Assessment criteria create a powerful force: The consultation paper admits (paragraph 5.2) that the proposed models only correlate well in aggregate and do not provide quality assessments at subject level within a university. It is an illusion to think that a defective assessment system can be used to allocate funds to universities and expect the universities to remedy its defects with their internal allocation of funds. These times of tight funding are driving universities to worry about their financial survival. In such conditions, it becomes an imperative for them to adjust their internal priorities to maximise their scores in the assessment criteria. The government must take its responsibility seriously for devising a fair assessment and funding system.

Judgement of quality: The QR funding should retain the true meaning of a dual support system – as an independent source of funding giving institutions flexibility to support some research on the basis of their own judgement, independent of the research councils, etc., and be judged on research outcomes rather than research proposals. The proposed metrics rely entirely on the latter. The current RAE should not be abandoned in favour of a system which is so defective.
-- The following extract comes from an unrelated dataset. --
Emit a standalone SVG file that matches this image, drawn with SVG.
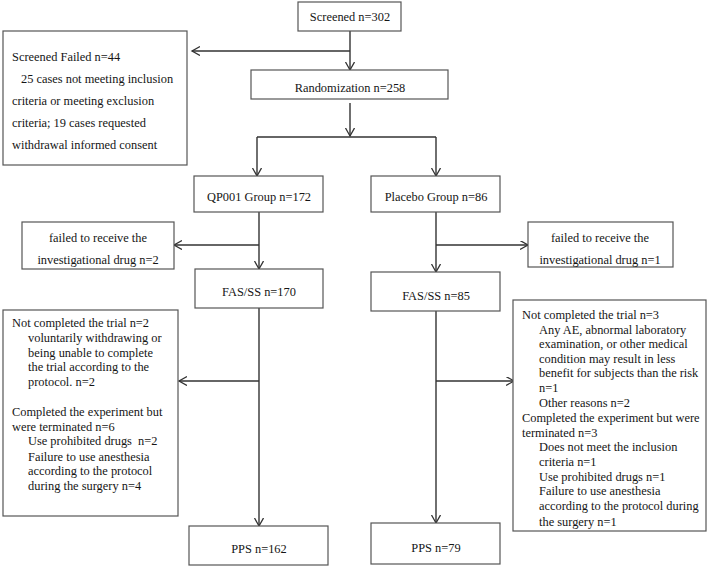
<svg xmlns="http://www.w3.org/2000/svg" width="709" height="568" viewBox="0 0 709 568" font-family="'Liberation Serif', 'Times New Roman', serif">
<defs>
<style>
.box{fill:#fff;stroke:#555;stroke-width:1.2}
.ln{fill:none;stroke:#333;stroke-width:1.4}
text{font-family:'Liberation Serif','Times New Roman',serif;font-size:12.4px;fill:#151515}
.c{text-anchor:middle}
</style>
<marker id="ah" markerUnits="userSpaceOnUse" markerWidth="12" markerHeight="12" refX="8" refY="4.5" orient="auto">
<path d="M0,0 L8,4.5 L0,9" fill="none" stroke="#333" stroke-width="1.3"/>
</marker>
</defs>
<rect width="709" height="568" fill="#fff"/>
<g id="connectors">
<path class="ln" d="M350,31 V70" marker-end="url(#ah)"/>
<path class="ln" d="M350,51 H192" marker-end="url(#ah)"/>
<path class="ln" d="M350,103 V136" marker-end="url(#ah)"/>
<path class="ln" d="M257,137 H436"/>
<path class="ln" d="M257,137 V176" marker-end="url(#ah)"/>
<path class="ln" d="M436,137 V176" marker-end="url(#ah)"/>
<path class="ln" d="M259,212 V269" marker-end="url(#ah)"/>
<path class="ln" d="M259,245 H174" marker-end="url(#ah)"/>
<path class="ln" d="M436,212 V272" marker-end="url(#ah)"/>
<path class="ln" d="M436,245 H528" marker-end="url(#ah)"/>
<path class="ln" d="M259,308 V526" marker-end="url(#ah)"/>
<path class="ln" d="M259,381 H179" marker-end="url(#ah)"/>
<path class="ln" d="M436,311 V523" marker-end="url(#ah)"/>
<path class="ln" d="M436,381 H514" marker-end="url(#ah)"/>
</g>
<g id="screened">
<rect class="box" x="298" y="2" width="103" height="29"/>
<text class="c" x="350" y="21">Screened n=302</text>
</g>
<g id="screenfail">
<rect class="box" x="3" y="31" width="184" height="134"/>
<text x="12" y="61">Screened Failed n=44</text>
<text x="21" y="83">25 cases not meeting inclusion</text>
<text x="12" y="105">criteria or meeting exclusion</text>
<text x="12" y="127">criteria; 19 cases requested</text>
<text x="12" y="149">withdrawal informed consent</text>
</g>
<g id="random">
<rect class="box" x="251" y="70" width="197" height="29"/>
<text class="c" x="350" y="92">Randomization n=258</text>
</g>
<g id="qp001">
<rect class="box" x="194" y="176" width="129" height="36"/>
<text class="c" x="259" y="201">QP001 Group n=172</text>
</g>
<g id="placebo">
<rect class="box" x="371" y="176" width="129" height="36"/>
<text class="c" x="436" y="201">Placebo Group n=86</text>
</g>
<g id="fail-left">
<rect class="box" x="22" y="222" width="152" height="47"/>
<text class="c" x="98" y="242">failed to receive the</text>
<text class="c" x="98" y="264">investigational drug n=2</text>
</g>
<g id="fail-right">
<rect class="box" x="528" y="222" width="145" height="45"/>
<text class="c" x="600" y="242">failed to receive the</text>
<text class="c" x="600" y="264">investigational drug n=1</text>
</g>
<g id="fas-left">
<rect class="box" x="195" y="269" width="128" height="39"/>
<text class="c" x="259" y="296">FAS/SS n=170</text>
</g>
<g id="fas-right">
<rect class="box" x="371" y="272" width="129" height="39"/>
<text class="c" x="436" y="300">FAS/SS n=85</text>
</g>
<g id="excl-left">
<rect class="box" x="3" y="310" width="175" height="206"/>
<text x="12" y="327">Not completed the trial n=2</text>
<text x="28" y="342">voluntarily withdrawing or</text>
<text x="28" y="357">being unable to complete</text>
<text x="28" y="371">the trial according to the</text>
<text x="28" y="386">protocol. n=2</text>
<text x="12" y="416">Completed the experiment but</text>
<text x="12" y="431">were terminated n=6</text>
<text x="28" y="445" xml:space="preserve">Use prohibited drugs  n=2</text>
<text x="28" y="461">Failure to use anesthesia</text>
<text x="28" y="475">according to the protocol</text>
<text x="28" y="490">during the surgery n=4</text>
</g>
<g id="excl-right">
<rect class="box" x="513" y="300" width="193" height="231"/>
<text x="522" y="319">Not completed the trial n=3</text>
<text x="539" y="334">Any AE, abnormal laboratory</text>
<text x="539" y="348">examination, or other medical</text>
<text x="539" y="363">condition may result in less</text>
<text x="539" y="377">benefit for subjects than the risk</text>
<text x="539" y="392">n=1</text>
<text x="539" y="407">Other reasons n=2</text>
<text x="522" y="422">Completed the experiment but were</text>
<text x="522" y="437">terminated n=3</text>
<text x="539" y="451">Does not meet the inclusion</text>
<text x="539" y="466">criteria n=1</text>
<text x="539" y="481">Use prohibited drugs n=1</text>
<text x="539" y="495">Failure to use anesthesia</text>
<text x="539" y="510">according to the protocol during</text>
<text x="539" y="526">the surgery n=1</text>
</g>
<g id="pps-left">
<rect class="box" x="189" y="526" width="139" height="39"/>
<text class="c" x="259" y="553">PPS n=162</text>
</g>
<g id="pps-right">
<rect class="box" x="371" y="523" width="129" height="41"/>
<text class="c" x="436" y="552">PPS n=79</text>
</g>
</svg>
Instead one should try to keep what is good in the RAE and improve that which needs improving.

4. What, in your view, would be an appropriate and workable basis for assessing and funding research in non-STEM subjects?

The prospect of different funding methods in different subject areas is fraught with difficulties and the prospects of injustices. In particular, how do you place the border between STEM and non-STEM? Inter-disciplinary subjects that cross the border would be strongly disadvantaged. In addition, non-laboratory subjects such as mathematics, as well as the theoretical side of any science, have many similarities to non-STEM subjects in that they require less project-specific funding and would be disadvantaged by being placed in a pool with laboratory-based STEM subjects with funding based on a metric of income from research councils, etc.